After the operation, CIA's deputy director of operations Trey Watkins assigns Hanley to a new private firm with Gentry and Hightower as its sole contract employees, while Zoya recovers at a CIA safe house in Charlottesville, Virginia.

==Characters==
- Courtland "Court" Gentry: aka the Gray Man, aka Violator, aka Sierra Six, aka Chayka; a former CIA paramilitary operations officer; former CIA operations officer, former CIA contract agent
- Zoya Zakharova: aka Anthem, aka 7379; a former SVR (Russian foreign intelligence) officer; former CIA contract agent
- Zack Hightower: aka Romantic; a former DEVGRU (SEAL Team 6) officer; former CIA paramilitary operations officer; former CIA contract agent
- Matthew Hanley: The deputy chief of station, Bogotá, CIA
- Angela Lacy: The senior operations officer, CIA
- William "Trey" Watkins: The deputy director for operations, CIA
- Natan Yarovoy: The Russian politician and dissident, prisoner in Men's Correctional Colony IK-17 Orzenyi
- Nadia Yarovaya: The Russian dissident, prisoner in Women's Correctional Colony IK-2 Yavas
- Vitaly Peskov: The president of the Russian Federation
- Karol Dvorak: The lieutenant colonel of podpolkovnik, Russian military intelligence of GRU
- Eriks Leonidovich Baronov: The major colonel of polkovnik, Russian state security service of FSB
- Mikhail Sorkin: The director of New Russia Council, dissident Russian oligarch
- Denis Maskaev: The cell leader, Freedom of Russia Legion, Russian resistance fighter
- Katarina Orlova: The battalion leader, Freedom of Russia Legion, Russian resistance fighter
- Tatyana Kurilo: The Freedom of Russia Legion, Russian resistance fighter
- Sasha: The Freedom of Russia Legion, Russian resistance fighter
- Dima: The Freedom of Russia Legion, Russian resistance fighter
- Albert Maximov: The warden, Women's Correctional Colony IK-2 Yavas
- Dr.

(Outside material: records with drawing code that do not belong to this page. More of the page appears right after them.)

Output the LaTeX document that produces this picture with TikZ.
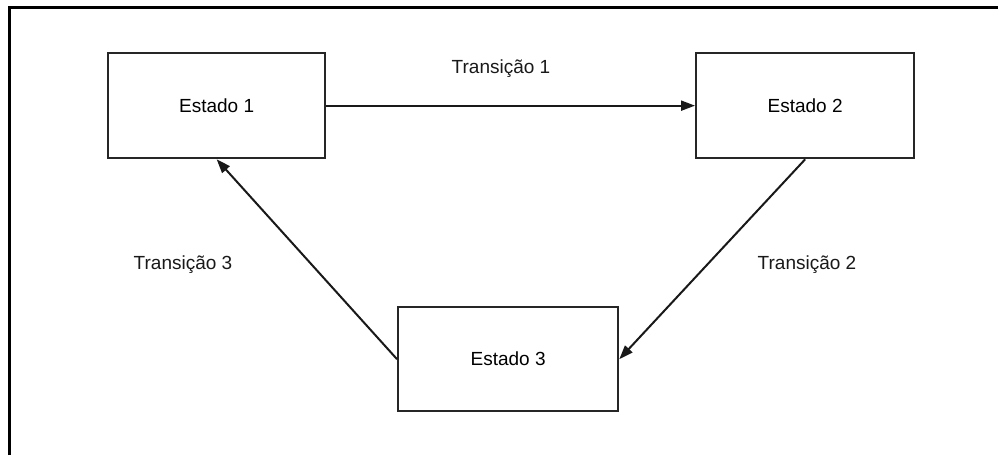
\documentclass[tikz,border=0pt]{standalone}
\usepackage{fontspec}
\setmainfont{Liberation Sans}
\usetikzlibrary{arrows.meta}
\begin{document}
\begin{tikzpicture}[x=1pt,y=-1pt,
  state/.style={draw=black!85, line width=2.3pt, rectangle, anchor=north west, inner sep=0pt,
    font=\fontsize{19}{22}\selectfont},
  trans/.style={draw=black!90, line width=2pt, -{Triangle[length=14pt,width=10pt]}},
  tlabel/.style={anchor=base, inner sep=0pt, font=\fontsize{19}{22}\selectfont, text=black!90}]
\useasboundingbox (0,0) rectangle (998,455);
\fill[white] (0,0) rectangle (998,455);
% outer frame (left and top edges)
\draw[line width=3pt] (9,455) -- (9,7) -- (998,7);
% states
\node[state, minimum width=217pt, minimum height=105pt] (e1) at (107,52) {Estado 1};
\node[state, minimum width=218pt, minimum height=105pt] (e2) at (695,52) {Estado 2};
\node[state, minimum width=220pt, minimum height=104pt] (e3) at (397,306) {Estado 3};
% transitions
\draw[trans] (e1.east) -- (e2.west);
\draw[trans] (e2.south) -- (e3.east);
\draw[trans] (e3.west) -- (e1.south);
% labels
\node[tlabel] (t1) at (501,73) {Transição 1};
\node[tlabel] (t2) at (807,269) {Transição 2};
\node[tlabel] (t3) at (183,269) {Transição 3};
\end{tikzpicture}
\end{document}
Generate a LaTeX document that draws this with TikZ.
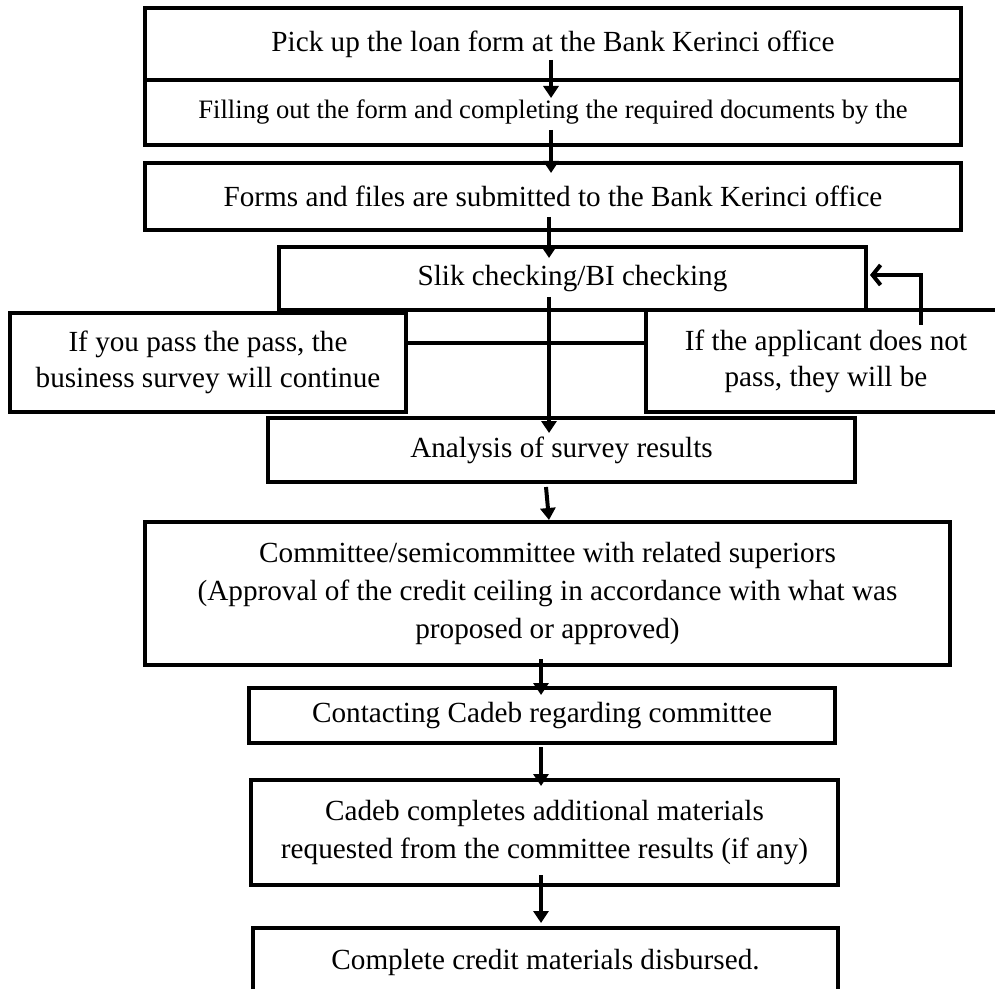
\documentclass[tikz,border=0pt]{standalone}
\usepackage{fontspec}
\setmainfont{Liberation Serif}
\usetikzlibrary{arrows.meta,calc}
\begin{document}
\begin{tikzpicture}[x=0.5pt,y=-0.5pt,
  box/.style={draw, line width=2pt, rectangle, inner sep=0pt, align=center,
    font=\fontsize{14.6}{19.2}\selectfont},
  arr/.style={line width=2pt, -{Triangle[length=6pt,width=7.5pt]}},
  fb/.style={line width=2pt, -{Straight Barb[length=4pt,width=10pt,line width=2pt]}},
  conn/.style={line width=2pt}]
\useasboundingbox (0,0) rectangle (995,989);

\node[box, minimum width=408pt, minimum height=36pt] (b1) at (553,44)
  {Pick up the loan form at the Bank Kerinci office};
\node[box, minimum width=408pt, minimum height=32.5pt,
  font=\fontsize{13.3}{16}\selectfont] (b2) at (553,112.5)
  {Filling out the form and completing the required documents by the};
\node[box, minimum width=408pt, minimum height=33.5pt] (b3) at (553,196.5)
  {Forms and files are submitted to the Bank Kerinci office};
\node[box, minimum width=293.5pt, minimum height=31.5pt] (b4) at (572.5,278.5)
  {Slik checking/BI checking};
\node[box, minimum width=198pt, minimum height=49.5pt,
  font=\fontsize{14.6}{18}\selectfont] (left) at (208,362.5)
  {If you pass the pass, the\\business survey will continue};
\node[box, minimum width=180pt, minimum height=51pt,
  font=\fontsize{14.6}{18}\selectfont] (right) at (826,361)
  {If the applicant does not\\pass, they will be};
\node[box, minimum width=293.5pt, minimum height=32pt] (ana) at (561.5,450)
  {Analysis of survey results};
\node[box, minimum width=402.5pt, minimum height=71.5pt] (com) at (547.5,593.5)
  {Committee/semicommittee with related superiors\\(Approval of the credit ceiling in accordance with what was\\proposed or approved)};
\node[box, minimum width=293pt, minimum height=27.5pt] (con) at (542,715.5)
  {Contacting Cadeb regarding committee};
\node[box, minimum width=293.5pt, minimum height=52.5pt] (cad) at (544.5,832.5)
  {Cadeb completes additional materials\\requested from the committee results (if any)};
\node[box, minimum width=292.5pt, minimum height=34pt] (fin) at (545.5,962)
  {Complete credit materials disbursed.};

\draw[arr] ($(b1.south)+(-2,-22)$) -- ($(b2.north)+(-2,20)$);
\draw[arr] ($(b2.south)+(-2,-17)$) -- ($(b3.north)+(-2,12)$);
\draw[arr] ($(b3.south)+(-4,-15)$) -- ($(b4.north)+(-23.5,13)$);
\draw[arr] ($(b4.south)+(-23.5,-15)$) -- ($(ana.north)+(-12.5,17)$);
\draw[conn] ($(left.east)+(0,-19.5)$) -- ($(right.west)+(0,-18)$);
\draw[fb] ($(right.north)+(95,17)$) |- ($(b4.east)+(2,-3.5)$);
\draw[arr] ($(ana.south)+(-15.5,3)$) -- ($(com.north)+(1.5,0)$);
\draw[arr] ($(com.south)+(-6.5,-8)$) -- ($(con.north)+(-1,9)$);
\draw[arr] ($(con.south)+(-1,2)$) -- ($(cad.north)+(-3.5,8)$);
\draw[arr] ($(cad.south)+(-3.5,-12)$) -- ($(fin.north)+(-4.5,-3)$);
\end{tikzpicture}
\end{document}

Milda Berzina: A Latvian podcaster
- Arkady Rubenov: The Russian apartment building manager

==Development==
Midnight Black was inspired by the Russo-Ukrainian war as well as the 1982 film Firefox directed by and starring Clint Eastwood. In an interview with NPR, Greaney added: "This book, for me, is kind of an homage to these Cold War novels that I was reading in the 1980s, Tom Clancy and all those guys, because what's happening over there now, sadly, is very similar, and I wanted to kind of tell that type of a story."

==Reception==

===Commercial===
Midnight Black debuted at number two at the Combined Print and E-Book Fiction category of the New York Times bestseller list for the week of March 9, 2025, making it Greaney's ninth top 10 novel in the Gray Man series. It also debuted at number six on the Hardcover Fiction category of the same list.

===Critical===
Publishers Weekly hailed the book as "one of Greaney's best yet", adding: "Greaney’s action scenes are as kinetic and chaotic as ever—especially an exhilarating chase through the Moscow subway—but it’s Court’s tender humanity when it comes to protecting his allies that shines brightest." Thriller novel reviewer The Real Book Spy praised the book and its author: "This is the book that Gray Man fans have hoped for, and rest assured, Greaney dials it way up, fully unleashing Court Gentry and holding nothing back to give his readers an unmatched experience that not only resets the bar but will, in all likelihood, ultimately prove to be the measuring stick future thrillers are judged against." In a review for The Cipher Brief, former CIA officers Jay and Anne Gruner points out that the book may be of particular interest to members of the military and those who have served in CIA's paramilitary operations.